Tough questions for the Detroit Pistons that don’t have easy answers
Is Troy Weaver going to make it through this season?
Yes, the Detroit Pistons have had catastrophic injuries this season, but if the entire success on your team relies on Isaiah Livers and 34-year-old Bojan Bogdanovic staying healthy, maybe your roster just isn’t that good. It’s completely fair to ask what this team might look like if Weaver had used three offseason’s worth of cap space on actual players instead of salary dumps for second-round picks.
Weaver essentially spent $60 million in cap space and has Alec Burks, Monte Morris, Joe Harris and a bunch of second-round picks in 2026 to show for it. It’s hard to watch teams like Houston and Indiana, who used their cap space to acquire useful veterans and not wonder what Detroit might look like if they had done the same. Maybe these young guys would be learning to win games (as the young core is in Houston) or maybe even be competing for something meaningful, as the Pacers are in Indiana.

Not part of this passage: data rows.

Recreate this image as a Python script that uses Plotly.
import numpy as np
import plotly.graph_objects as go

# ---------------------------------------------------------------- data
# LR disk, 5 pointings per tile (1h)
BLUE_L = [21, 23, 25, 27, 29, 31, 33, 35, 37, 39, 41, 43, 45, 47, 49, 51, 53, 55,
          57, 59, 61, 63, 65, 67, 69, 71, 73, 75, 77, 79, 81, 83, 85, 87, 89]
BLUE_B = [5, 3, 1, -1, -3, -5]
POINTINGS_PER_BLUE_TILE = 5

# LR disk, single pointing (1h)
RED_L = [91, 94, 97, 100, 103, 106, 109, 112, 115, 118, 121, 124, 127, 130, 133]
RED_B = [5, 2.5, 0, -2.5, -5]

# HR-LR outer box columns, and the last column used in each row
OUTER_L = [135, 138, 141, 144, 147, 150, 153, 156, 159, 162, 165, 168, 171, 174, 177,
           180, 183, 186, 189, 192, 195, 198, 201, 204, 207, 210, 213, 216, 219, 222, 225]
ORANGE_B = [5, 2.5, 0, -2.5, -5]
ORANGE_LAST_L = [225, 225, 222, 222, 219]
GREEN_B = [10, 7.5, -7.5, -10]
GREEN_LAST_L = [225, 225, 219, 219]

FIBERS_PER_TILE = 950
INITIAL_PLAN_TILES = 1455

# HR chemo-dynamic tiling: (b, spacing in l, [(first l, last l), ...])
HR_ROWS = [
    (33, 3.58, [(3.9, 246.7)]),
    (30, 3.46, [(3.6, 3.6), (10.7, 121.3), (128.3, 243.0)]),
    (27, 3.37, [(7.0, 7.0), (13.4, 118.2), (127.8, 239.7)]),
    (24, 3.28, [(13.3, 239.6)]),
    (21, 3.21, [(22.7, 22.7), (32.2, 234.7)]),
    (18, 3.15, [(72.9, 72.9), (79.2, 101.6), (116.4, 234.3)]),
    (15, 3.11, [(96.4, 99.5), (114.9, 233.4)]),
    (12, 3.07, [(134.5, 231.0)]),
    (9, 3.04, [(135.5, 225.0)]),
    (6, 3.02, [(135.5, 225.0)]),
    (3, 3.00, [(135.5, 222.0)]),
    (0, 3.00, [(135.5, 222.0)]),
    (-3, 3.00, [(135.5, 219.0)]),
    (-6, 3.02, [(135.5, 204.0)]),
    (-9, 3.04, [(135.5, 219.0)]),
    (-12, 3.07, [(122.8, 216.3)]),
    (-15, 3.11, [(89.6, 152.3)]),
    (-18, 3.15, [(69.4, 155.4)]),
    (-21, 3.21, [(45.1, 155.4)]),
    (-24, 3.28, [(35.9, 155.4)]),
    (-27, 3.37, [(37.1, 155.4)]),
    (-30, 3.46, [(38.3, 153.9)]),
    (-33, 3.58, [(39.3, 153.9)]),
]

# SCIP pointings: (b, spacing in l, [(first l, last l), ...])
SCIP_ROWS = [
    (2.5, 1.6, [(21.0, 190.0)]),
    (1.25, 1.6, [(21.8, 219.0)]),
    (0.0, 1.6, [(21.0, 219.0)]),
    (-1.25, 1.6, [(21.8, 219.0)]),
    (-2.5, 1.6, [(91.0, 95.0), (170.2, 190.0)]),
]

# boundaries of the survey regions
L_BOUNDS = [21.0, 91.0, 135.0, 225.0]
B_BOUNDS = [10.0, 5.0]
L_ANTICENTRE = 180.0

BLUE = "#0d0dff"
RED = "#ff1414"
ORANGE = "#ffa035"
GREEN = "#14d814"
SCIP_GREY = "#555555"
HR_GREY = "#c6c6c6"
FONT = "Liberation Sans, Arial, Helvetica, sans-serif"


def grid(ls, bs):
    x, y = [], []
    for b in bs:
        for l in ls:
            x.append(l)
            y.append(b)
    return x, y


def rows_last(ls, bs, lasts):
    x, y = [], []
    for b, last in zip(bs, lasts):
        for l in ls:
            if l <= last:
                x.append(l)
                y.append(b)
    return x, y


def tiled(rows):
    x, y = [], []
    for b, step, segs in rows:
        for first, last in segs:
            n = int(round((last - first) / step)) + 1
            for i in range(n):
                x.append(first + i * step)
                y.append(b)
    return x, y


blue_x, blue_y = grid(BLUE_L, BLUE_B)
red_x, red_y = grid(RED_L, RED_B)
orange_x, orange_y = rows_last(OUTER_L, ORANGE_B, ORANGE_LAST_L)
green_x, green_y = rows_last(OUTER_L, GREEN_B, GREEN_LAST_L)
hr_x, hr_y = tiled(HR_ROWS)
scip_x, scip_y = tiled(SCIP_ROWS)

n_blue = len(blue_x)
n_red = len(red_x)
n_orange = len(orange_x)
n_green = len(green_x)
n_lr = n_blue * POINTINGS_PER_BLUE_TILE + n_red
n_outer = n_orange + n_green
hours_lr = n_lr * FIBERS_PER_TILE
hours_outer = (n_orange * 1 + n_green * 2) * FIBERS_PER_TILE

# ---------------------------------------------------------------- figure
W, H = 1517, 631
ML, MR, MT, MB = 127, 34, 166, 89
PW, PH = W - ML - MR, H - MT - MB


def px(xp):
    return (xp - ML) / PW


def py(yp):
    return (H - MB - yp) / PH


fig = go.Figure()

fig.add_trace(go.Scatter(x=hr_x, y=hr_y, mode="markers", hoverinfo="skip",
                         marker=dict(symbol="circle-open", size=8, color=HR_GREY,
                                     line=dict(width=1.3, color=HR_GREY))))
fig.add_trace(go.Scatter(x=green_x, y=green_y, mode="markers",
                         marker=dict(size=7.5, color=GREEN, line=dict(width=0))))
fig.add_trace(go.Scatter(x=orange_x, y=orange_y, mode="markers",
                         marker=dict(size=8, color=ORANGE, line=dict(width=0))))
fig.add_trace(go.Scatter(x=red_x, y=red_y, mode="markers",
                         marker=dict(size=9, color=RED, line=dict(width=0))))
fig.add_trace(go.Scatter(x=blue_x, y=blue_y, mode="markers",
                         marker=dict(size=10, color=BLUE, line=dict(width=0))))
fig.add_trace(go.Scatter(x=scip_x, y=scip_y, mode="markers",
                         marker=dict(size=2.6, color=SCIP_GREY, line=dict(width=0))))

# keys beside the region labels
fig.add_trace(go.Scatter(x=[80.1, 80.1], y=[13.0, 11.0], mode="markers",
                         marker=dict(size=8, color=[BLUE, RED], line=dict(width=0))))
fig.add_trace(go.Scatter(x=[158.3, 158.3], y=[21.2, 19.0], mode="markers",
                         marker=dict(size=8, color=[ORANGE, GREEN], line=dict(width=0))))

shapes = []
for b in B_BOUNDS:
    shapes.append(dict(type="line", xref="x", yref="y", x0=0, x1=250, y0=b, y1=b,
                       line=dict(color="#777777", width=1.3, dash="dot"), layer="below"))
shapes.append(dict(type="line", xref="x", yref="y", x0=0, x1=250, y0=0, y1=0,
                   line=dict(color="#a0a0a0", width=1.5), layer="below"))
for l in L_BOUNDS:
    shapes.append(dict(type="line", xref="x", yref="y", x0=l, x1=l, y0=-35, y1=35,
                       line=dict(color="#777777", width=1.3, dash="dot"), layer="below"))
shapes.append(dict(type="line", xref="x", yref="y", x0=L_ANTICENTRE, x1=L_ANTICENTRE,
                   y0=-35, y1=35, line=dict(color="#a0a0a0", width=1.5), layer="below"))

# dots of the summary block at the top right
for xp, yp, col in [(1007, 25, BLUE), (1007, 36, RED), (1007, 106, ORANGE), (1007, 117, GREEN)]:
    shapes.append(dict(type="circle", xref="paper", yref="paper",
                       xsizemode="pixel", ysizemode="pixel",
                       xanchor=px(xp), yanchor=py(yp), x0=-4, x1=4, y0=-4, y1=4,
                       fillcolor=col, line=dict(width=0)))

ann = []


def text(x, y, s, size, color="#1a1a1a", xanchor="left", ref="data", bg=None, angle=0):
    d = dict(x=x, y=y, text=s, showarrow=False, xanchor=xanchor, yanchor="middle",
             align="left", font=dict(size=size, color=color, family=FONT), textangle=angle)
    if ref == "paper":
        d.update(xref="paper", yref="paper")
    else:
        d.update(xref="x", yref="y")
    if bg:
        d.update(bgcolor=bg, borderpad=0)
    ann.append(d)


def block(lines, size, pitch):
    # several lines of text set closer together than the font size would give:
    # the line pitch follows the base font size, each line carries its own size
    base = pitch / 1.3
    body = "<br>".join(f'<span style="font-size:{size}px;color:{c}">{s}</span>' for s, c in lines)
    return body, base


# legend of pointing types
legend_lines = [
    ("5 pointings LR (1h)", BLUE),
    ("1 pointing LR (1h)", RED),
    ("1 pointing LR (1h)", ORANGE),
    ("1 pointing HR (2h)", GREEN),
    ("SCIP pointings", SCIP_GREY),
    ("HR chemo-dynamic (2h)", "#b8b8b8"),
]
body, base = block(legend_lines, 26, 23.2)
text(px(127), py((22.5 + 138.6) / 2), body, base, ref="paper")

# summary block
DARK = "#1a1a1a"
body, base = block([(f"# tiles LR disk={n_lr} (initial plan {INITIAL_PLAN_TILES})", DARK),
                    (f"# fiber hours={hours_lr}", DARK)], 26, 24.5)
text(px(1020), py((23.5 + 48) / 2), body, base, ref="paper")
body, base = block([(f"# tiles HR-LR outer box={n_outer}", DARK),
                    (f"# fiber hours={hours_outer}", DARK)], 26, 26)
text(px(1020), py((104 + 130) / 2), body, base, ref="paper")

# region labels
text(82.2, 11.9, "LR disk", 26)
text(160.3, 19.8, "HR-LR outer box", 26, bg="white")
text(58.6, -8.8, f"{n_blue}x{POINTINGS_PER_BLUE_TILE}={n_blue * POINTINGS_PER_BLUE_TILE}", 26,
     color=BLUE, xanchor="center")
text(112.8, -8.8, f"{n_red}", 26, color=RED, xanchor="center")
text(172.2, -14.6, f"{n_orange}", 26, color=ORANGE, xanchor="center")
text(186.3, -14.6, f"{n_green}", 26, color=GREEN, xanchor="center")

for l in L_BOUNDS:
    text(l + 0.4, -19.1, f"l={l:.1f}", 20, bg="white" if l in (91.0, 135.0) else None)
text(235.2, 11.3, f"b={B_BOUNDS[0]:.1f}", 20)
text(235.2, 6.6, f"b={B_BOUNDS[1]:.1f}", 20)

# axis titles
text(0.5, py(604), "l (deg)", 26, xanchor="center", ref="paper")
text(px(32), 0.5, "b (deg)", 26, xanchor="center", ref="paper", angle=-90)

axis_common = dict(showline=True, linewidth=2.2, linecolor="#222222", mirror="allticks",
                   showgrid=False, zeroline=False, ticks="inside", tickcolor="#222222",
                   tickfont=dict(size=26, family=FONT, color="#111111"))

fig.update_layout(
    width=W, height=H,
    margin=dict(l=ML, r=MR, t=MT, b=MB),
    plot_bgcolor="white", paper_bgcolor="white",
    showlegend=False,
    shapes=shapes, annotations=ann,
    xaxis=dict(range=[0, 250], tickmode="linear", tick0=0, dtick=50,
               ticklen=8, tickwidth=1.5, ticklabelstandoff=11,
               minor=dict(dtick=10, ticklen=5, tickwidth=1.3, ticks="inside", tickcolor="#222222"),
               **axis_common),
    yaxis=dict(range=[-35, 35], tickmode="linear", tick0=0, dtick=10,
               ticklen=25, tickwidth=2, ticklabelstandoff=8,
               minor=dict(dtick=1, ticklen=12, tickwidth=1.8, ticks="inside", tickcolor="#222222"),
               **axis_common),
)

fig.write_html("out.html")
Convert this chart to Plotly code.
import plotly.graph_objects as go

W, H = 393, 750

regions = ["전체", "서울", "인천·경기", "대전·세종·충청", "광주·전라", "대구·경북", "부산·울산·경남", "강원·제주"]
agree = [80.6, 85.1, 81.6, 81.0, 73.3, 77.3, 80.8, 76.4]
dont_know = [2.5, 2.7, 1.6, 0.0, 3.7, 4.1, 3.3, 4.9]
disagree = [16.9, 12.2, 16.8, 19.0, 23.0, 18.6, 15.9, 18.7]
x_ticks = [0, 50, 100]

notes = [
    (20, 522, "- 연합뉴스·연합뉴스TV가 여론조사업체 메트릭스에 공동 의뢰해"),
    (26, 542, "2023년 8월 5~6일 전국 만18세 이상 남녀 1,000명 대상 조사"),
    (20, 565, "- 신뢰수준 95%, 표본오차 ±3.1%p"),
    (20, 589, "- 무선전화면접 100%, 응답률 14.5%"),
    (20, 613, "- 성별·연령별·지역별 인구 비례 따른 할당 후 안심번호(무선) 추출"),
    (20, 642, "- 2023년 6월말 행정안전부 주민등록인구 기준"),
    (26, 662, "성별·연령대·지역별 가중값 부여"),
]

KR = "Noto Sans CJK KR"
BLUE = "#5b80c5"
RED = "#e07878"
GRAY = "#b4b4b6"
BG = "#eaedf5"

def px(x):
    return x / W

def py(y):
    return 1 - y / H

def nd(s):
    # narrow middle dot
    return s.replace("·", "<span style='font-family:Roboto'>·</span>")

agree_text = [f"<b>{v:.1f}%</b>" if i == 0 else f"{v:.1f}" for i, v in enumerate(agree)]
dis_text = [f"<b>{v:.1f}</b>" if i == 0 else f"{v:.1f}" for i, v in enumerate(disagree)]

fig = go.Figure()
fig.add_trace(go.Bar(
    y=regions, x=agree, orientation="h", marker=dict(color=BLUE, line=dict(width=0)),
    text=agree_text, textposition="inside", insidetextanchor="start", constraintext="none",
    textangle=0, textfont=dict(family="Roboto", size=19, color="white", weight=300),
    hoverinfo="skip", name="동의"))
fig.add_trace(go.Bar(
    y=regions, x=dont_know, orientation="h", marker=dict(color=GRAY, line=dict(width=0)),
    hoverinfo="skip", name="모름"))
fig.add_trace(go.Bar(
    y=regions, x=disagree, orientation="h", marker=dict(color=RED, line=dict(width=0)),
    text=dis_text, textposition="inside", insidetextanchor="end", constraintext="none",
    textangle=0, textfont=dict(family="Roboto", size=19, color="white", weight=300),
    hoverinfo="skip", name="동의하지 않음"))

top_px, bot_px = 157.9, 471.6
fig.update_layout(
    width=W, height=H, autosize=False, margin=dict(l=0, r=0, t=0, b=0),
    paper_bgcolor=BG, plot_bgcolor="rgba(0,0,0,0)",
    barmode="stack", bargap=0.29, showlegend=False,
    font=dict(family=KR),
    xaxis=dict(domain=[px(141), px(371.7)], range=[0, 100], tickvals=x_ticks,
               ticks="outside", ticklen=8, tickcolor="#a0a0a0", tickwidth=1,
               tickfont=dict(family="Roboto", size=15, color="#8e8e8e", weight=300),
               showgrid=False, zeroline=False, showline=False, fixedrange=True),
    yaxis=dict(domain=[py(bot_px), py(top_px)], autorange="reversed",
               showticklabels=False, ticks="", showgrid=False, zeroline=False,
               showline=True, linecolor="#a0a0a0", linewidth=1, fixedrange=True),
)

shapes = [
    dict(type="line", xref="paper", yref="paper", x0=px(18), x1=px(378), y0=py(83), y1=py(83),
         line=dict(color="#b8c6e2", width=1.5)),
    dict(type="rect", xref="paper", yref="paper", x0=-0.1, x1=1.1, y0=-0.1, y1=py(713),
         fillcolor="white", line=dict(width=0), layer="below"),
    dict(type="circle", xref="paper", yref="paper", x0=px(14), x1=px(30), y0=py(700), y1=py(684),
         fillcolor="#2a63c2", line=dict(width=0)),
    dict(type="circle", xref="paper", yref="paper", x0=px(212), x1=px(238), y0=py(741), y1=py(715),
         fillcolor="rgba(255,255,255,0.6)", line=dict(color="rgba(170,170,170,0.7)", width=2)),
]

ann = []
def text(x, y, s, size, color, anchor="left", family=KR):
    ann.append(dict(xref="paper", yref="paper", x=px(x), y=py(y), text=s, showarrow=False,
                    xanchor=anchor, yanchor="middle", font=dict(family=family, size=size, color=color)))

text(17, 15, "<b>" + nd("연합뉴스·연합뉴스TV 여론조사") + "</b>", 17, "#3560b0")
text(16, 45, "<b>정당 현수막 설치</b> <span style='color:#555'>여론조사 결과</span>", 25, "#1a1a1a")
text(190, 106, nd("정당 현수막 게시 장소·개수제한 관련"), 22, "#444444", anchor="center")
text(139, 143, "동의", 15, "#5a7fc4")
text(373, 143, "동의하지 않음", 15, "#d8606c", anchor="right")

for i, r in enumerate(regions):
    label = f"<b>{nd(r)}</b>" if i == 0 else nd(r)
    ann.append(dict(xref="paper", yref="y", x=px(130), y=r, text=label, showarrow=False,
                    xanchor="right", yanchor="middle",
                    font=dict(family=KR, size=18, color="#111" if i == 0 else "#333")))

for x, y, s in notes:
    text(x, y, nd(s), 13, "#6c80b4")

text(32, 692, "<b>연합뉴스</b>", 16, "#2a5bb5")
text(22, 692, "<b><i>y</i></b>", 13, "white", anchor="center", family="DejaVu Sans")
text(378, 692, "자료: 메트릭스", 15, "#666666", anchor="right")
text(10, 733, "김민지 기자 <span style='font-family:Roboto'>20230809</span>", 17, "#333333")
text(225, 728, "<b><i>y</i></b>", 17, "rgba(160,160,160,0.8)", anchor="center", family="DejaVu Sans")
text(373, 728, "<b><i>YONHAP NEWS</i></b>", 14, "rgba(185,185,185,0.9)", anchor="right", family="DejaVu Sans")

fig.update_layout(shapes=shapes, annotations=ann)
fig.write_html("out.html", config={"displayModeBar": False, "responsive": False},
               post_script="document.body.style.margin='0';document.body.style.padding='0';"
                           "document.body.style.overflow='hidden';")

I have not been on the Fire Troy train this season, as there is some context that has to be taken into account, but it’s hard to watch this team’s lack of progress and not question the direction and approach. That eventually comes back to Weaver. I thought that he’d be given next summer to figure it out, but now I am not so sure.
Is there a way out of this hole?
This is where things can get bleak.
If you peruse the league for available stars or look at upcoming free agency, there is not a clear way to fix this roster. Detroit should have plenty of cap space and open roster spots again, but to spend on who exactly? OG Anunoby? (please) Pascal Siakam? (yikes). A big trade for an unhappy star on a bad team?
Even at full strength, it’s hard to envision this roster as a contender for anything other than a lottery pick, there are seven guys on expiring contracts, the core is still very young and there is no quick fix.